G.P: My love is so religious è un progetto che stai portando avanti da alcuni anni. Recentemente, è stato esposto alla sezione della Quadriennale di Roma curata da Domenico Quaranta, intitolata Cyphoria. In questo caso, hai accostato quel lavoro a Betrayal, dei cupcake-vagina molto colorati e realizzati in peluche. Perché la scelta di questo allestimento? Cosa intendevi comunicare?

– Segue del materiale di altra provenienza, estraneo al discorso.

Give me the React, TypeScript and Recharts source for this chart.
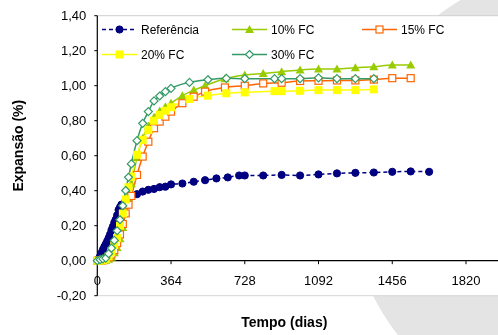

K.K: My love is so religious e Betrayal sono due lavori autonomi, che affrontano con linguaggi differenti due declinazioni molto diverse della sfera emotiva. Betrayal, come abbiamo già visto, si concentra su una concezione patologica dell’amore, e sugli aspetti manipolatori della seduzione. My love is so religious affronta l’amore di coppia come si manifesta nella sfera pubblica e nella sua relazione col gossip: leggilo come una sorta di sacra conversazione moderna e mondana. Detto questo, ho trovato che le due opere dialogassero molto bene insieme per scala cromatica, carattere emotivo e titolo. È stato interessante per me notare che molte persone tendevano a invertire i titoli delle due opere: con questa semplice inversione, Betrayal diventa una rassicurante rappresentazione per metonimia del corpo femminile (“le tre grazie”), mentre l’applicazione dell’idea di tradimento a My love is so religious sembra giustificare la proliferazione di corpi femminili attorno alla figura maschile centrale del Marte addormentato.
G.P: Mi sono resa conto che in quest’intervista non abbiamo mai parlato di digitale, forse perché entrambe riteniamo la cosa ormai ampiamente assodata. Vuoi dirmi qual è il ruolo del digitale nei tuoi lavori?
K.K: Da un punto di vista linguistico, è un mezzo che si affianca agli altri senza sostituirli mai completamente. Da un punto di vista sia linguistico che di contenuto, è un ambiente in cui trascorro molto tempo e in cui mi trovo a mio agio, che condiziona inevitabilmente la mia iconografia, ma anche il mio modo di vivere le relazioni e la vita in generale, di pensare, di vedere. All’inizio del Novecento, Matisse e Paul Klee sono andati in nord Africa e la semplice frequentazione di un altro ambiente, un’altra cultura, un altro mondo di colori e di odori ha cambiato drasticamente la loro tavolozza e il loro modo di intendere la pittura. Essere esposta per buona parte della mia vita a interfacce, chat, gif, memi, effetti glitter, ha inevitabilmente un impatto su quello che sono e su quello che faccio. Detto questo, non è su quella cosa astratta che chiamiamo “il digitale” che mi concentro quando lavoro.